Charts and diagrams as code:
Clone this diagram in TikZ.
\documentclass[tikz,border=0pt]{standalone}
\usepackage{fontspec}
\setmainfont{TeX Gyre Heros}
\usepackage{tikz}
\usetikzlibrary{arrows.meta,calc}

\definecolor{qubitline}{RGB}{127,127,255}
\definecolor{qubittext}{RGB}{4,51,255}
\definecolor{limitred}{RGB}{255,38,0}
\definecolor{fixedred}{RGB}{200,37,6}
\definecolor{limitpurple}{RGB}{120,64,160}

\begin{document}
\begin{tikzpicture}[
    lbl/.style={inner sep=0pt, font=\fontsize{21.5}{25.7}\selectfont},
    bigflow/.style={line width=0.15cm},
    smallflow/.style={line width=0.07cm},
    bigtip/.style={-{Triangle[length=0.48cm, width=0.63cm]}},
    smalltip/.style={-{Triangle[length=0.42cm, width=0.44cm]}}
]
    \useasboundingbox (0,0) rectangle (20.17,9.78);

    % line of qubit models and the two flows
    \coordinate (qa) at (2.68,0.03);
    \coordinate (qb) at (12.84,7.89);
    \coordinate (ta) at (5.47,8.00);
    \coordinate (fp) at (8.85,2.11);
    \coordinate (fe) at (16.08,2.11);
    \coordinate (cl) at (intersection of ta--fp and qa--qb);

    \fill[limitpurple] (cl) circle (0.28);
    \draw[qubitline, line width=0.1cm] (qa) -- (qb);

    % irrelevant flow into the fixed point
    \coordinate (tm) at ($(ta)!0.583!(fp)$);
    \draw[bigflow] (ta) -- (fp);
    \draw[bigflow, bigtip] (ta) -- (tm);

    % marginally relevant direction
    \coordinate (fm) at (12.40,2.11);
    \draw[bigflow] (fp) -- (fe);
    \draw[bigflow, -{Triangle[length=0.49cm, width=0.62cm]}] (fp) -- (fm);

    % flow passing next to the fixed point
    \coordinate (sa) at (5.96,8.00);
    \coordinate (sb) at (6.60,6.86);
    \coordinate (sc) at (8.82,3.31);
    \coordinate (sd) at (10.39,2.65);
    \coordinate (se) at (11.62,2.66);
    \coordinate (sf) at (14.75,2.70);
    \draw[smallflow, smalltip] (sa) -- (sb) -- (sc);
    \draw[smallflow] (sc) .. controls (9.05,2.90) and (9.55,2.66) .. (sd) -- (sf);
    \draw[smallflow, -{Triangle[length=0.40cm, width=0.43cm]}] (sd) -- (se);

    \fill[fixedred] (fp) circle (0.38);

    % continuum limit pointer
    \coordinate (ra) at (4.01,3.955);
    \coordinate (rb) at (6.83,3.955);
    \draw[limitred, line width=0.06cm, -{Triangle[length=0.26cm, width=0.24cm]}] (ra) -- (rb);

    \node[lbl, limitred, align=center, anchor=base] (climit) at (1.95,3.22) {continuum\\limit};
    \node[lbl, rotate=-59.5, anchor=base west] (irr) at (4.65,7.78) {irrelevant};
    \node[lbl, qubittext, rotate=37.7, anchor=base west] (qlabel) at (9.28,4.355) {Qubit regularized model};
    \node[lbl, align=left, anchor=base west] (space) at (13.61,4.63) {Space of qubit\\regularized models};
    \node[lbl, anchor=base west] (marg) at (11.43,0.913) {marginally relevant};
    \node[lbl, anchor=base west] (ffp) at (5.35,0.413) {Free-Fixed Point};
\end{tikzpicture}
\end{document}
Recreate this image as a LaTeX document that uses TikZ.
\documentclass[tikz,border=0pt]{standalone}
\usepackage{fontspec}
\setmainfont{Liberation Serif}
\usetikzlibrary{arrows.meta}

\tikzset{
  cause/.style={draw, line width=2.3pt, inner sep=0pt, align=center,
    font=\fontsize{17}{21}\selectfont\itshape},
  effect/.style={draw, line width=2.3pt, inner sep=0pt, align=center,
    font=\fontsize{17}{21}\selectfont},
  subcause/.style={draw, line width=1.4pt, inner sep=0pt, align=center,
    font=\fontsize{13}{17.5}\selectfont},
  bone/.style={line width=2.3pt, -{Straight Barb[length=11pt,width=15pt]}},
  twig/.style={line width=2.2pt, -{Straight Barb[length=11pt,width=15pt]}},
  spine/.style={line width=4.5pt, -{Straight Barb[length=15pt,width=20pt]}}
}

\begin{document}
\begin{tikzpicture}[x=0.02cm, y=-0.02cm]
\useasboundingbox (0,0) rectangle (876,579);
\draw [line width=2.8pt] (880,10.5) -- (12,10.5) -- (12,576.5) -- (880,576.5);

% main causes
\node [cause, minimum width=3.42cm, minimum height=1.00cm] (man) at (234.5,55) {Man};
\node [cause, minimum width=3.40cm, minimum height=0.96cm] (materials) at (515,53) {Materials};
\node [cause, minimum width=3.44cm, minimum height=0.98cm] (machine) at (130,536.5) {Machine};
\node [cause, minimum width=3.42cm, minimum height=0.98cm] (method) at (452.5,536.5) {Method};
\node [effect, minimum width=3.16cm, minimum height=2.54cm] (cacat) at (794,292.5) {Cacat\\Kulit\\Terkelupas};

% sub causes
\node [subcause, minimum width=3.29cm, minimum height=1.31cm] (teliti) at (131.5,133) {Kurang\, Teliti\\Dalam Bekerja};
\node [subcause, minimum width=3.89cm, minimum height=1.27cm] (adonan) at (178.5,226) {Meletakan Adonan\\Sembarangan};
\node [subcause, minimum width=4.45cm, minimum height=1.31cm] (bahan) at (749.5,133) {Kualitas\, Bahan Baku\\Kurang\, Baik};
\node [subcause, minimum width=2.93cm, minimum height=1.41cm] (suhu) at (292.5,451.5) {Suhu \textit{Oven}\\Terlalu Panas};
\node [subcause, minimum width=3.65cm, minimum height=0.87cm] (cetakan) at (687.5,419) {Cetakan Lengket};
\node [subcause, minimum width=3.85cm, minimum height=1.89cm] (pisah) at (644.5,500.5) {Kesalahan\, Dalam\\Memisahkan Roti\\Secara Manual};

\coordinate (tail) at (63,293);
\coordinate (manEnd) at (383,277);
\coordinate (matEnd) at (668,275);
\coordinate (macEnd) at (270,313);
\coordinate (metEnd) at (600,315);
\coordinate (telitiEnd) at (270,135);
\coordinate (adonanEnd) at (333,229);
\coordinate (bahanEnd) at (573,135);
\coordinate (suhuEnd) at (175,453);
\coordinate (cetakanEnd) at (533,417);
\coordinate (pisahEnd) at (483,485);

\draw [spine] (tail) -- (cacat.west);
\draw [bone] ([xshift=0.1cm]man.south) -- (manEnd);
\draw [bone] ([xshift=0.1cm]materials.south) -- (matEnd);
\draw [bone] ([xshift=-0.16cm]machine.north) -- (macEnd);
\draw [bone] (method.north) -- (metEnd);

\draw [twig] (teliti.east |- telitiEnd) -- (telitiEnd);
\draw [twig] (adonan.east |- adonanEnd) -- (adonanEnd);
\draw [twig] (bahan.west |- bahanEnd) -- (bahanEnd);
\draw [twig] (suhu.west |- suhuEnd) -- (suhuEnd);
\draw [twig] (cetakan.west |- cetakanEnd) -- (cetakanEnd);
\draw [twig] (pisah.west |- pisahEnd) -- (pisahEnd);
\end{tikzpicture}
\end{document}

--

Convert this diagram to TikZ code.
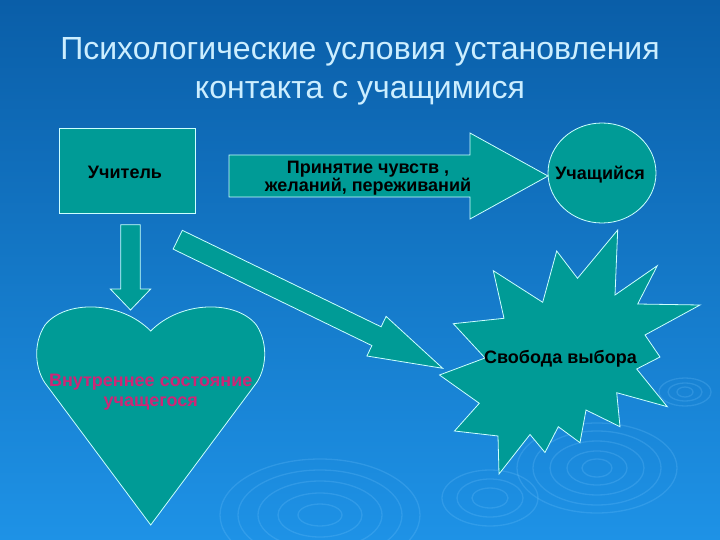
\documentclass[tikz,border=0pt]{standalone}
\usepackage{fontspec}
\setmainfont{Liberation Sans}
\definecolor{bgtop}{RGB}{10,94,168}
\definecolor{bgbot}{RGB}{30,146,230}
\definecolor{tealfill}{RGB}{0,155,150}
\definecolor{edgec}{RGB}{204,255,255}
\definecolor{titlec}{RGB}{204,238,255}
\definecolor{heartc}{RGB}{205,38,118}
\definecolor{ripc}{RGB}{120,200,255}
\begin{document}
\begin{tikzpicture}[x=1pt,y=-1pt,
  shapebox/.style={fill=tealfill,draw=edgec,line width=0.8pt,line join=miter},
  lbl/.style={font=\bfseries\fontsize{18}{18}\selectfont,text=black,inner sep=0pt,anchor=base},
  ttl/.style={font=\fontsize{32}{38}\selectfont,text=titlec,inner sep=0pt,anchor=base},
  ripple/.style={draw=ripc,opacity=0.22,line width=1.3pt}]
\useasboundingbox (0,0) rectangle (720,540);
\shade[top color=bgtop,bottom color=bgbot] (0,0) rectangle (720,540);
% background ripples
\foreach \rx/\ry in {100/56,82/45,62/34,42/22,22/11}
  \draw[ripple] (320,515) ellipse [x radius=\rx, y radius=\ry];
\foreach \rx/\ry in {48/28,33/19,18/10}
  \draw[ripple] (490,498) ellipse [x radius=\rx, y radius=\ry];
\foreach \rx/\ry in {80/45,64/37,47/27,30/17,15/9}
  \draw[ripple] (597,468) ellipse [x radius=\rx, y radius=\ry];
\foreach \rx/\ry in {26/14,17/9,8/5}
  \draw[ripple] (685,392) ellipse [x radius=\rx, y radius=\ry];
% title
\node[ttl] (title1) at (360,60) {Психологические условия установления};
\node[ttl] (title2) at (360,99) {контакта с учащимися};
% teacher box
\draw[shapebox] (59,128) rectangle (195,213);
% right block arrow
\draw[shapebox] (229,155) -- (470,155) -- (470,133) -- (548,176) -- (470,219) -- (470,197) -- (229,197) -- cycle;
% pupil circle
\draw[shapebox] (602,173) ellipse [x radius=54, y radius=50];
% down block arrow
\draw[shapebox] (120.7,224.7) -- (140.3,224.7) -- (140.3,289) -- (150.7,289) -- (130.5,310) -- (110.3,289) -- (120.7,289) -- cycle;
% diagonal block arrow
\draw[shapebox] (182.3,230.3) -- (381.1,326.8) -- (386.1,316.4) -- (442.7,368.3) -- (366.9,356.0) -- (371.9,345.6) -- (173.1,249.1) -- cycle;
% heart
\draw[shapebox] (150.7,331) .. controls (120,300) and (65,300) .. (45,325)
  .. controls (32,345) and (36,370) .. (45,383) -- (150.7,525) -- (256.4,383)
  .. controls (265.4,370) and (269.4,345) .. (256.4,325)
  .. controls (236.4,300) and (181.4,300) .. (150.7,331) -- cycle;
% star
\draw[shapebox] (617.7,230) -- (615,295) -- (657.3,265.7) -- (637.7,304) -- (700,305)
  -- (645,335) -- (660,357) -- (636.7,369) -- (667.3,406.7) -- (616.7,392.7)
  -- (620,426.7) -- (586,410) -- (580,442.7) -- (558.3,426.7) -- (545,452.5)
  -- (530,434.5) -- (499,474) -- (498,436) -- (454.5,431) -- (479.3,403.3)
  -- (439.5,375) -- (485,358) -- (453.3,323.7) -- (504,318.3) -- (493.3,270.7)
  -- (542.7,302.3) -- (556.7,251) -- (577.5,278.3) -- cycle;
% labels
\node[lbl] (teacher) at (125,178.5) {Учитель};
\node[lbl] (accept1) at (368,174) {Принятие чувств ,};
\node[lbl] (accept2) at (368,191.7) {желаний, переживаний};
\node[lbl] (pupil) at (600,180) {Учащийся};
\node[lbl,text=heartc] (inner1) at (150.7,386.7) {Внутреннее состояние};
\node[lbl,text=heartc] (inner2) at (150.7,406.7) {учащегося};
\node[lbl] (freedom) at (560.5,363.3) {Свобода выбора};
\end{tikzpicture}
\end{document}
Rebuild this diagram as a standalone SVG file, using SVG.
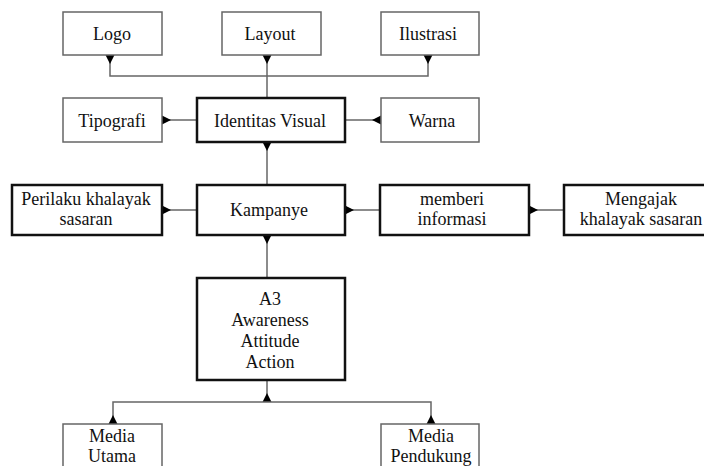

--

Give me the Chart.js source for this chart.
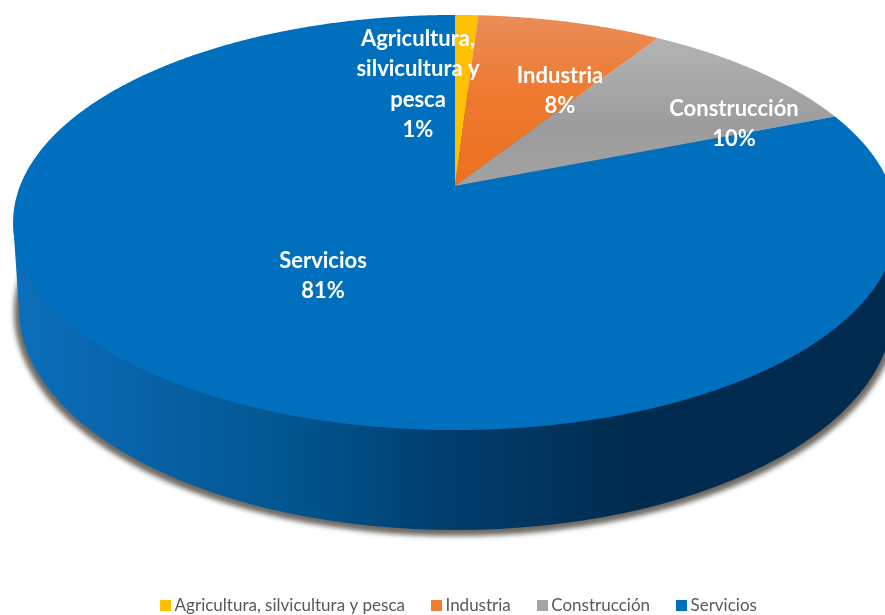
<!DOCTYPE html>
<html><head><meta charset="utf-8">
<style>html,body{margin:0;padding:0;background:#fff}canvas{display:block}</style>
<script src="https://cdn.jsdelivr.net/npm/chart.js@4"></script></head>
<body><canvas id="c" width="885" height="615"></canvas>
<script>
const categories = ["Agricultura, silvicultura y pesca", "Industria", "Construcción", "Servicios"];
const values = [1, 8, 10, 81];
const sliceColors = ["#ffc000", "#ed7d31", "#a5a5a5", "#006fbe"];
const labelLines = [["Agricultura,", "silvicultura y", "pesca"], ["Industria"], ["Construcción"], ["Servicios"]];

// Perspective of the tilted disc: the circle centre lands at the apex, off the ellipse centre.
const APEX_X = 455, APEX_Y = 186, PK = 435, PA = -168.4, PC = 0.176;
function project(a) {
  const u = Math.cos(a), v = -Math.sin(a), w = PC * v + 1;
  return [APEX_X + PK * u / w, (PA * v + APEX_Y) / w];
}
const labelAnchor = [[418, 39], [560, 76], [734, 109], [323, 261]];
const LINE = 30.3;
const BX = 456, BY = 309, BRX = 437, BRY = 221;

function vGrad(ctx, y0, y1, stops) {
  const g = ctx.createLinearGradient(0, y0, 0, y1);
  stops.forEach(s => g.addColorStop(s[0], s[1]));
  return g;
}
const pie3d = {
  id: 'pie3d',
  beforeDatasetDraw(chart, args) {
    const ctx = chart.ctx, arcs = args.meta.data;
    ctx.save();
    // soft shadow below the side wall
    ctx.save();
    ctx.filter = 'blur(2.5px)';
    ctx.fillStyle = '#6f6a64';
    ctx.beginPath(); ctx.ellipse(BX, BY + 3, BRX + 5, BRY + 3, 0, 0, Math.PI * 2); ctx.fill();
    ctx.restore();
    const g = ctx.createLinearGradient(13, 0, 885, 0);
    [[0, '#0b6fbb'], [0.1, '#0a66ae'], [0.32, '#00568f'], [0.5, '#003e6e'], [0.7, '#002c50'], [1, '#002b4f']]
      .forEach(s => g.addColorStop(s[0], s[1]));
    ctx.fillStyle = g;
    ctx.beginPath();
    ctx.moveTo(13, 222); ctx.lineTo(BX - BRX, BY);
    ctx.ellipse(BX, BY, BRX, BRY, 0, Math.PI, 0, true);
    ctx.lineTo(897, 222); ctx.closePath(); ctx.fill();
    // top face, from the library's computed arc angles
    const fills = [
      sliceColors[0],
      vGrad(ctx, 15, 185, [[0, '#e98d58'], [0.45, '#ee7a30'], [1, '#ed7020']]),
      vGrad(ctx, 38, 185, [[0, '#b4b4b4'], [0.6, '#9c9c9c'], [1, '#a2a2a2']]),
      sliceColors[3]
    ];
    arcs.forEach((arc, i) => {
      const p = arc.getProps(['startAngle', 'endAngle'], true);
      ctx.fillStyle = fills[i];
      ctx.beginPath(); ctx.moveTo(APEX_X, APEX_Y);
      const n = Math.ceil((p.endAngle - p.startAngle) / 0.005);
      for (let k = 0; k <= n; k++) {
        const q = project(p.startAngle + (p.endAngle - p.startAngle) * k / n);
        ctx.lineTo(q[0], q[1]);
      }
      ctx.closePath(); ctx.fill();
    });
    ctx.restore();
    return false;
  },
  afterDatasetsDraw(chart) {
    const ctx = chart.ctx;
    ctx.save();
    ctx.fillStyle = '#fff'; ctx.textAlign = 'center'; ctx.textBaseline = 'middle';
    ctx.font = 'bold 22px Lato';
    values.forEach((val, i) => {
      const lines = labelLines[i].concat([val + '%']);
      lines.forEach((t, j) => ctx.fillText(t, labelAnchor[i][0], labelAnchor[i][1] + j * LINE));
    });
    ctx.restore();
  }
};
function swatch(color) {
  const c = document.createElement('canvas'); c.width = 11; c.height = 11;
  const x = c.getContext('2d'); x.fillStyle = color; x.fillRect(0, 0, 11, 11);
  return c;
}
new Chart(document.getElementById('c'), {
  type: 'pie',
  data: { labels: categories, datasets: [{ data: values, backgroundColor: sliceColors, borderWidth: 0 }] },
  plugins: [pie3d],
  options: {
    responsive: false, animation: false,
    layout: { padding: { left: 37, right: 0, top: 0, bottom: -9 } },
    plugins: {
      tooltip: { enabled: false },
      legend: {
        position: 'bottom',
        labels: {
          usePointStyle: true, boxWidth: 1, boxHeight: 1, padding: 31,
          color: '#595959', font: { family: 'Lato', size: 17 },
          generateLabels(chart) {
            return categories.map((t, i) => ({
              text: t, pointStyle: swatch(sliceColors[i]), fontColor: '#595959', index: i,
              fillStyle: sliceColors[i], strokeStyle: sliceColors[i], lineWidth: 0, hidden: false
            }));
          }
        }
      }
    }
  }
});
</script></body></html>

SHORT TASK:
Above is a listing; print exactly its lines from the one with "Clone this diagram in TikZ." through the one with "bigtip] (ta) -- (tm);", and no other lines.

SOLUTION TO THE EXERCISE:
Clone this diagram in TikZ.
\documentclass[tikz,border=0pt]{standalone}
\usepackage{fontspec}
\setmainfont{TeX Gyre Heros}
\usepackage{tikz}
\usetikzlibrary{arrows.meta,calc}

\definecolor{qubitline}{RGB}{127,127,255}
\definecolor{qubittext}{RGB}{4,51,255}
\definecolor{limitred}{RGB}{255,38,0}
\definecolor{fixedred}{RGB}{200,37,6}
\definecolor{limitpurple}{RGB}{120,64,160}

\begin{document}
\begin{tikzpicture}[
    lbl/.style={inner sep=0pt, font=\fontsize{21.5}{25.7}\selectfont},
    bigflow/.style={line width=0.15cm},
    smallflow/.style={line width=0.07cm},
    bigtip/.style={-{Triangle[length=0.48cm, width=0.63cm]}},
    smalltip/.style={-{Triangle[length=0.42cm, width=0.44cm]}}
]
    \useasboundingbox (0,0) rectangle (20.17,9.78);

    % line of qubit models and the two flows
    \coordinate (qa) at (2.68,0.03);
    \coordinate (qb) at (12.84,7.89);
    \coordinate (ta) at (5.47,8.00);
    \coordinate (fp) at (8.85,2.11);
    \coordinate (fe) at (16.08,2.11);
    \coordinate (cl) at (intersection of ta--fp and qa--qb);

    \fill[limitpurple] (cl) circle (0.28);
    \draw[qubitline, line width=0.1cm] (qa) -- (qb);

    % irrelevant flow into the fixed point
    \coordinate (tm) at ($(ta)!0.583!(fp)$);
    \draw[bigflow] (ta) -- (fp);
    \draw[bigflow, bigtip] (ta) -- (tm);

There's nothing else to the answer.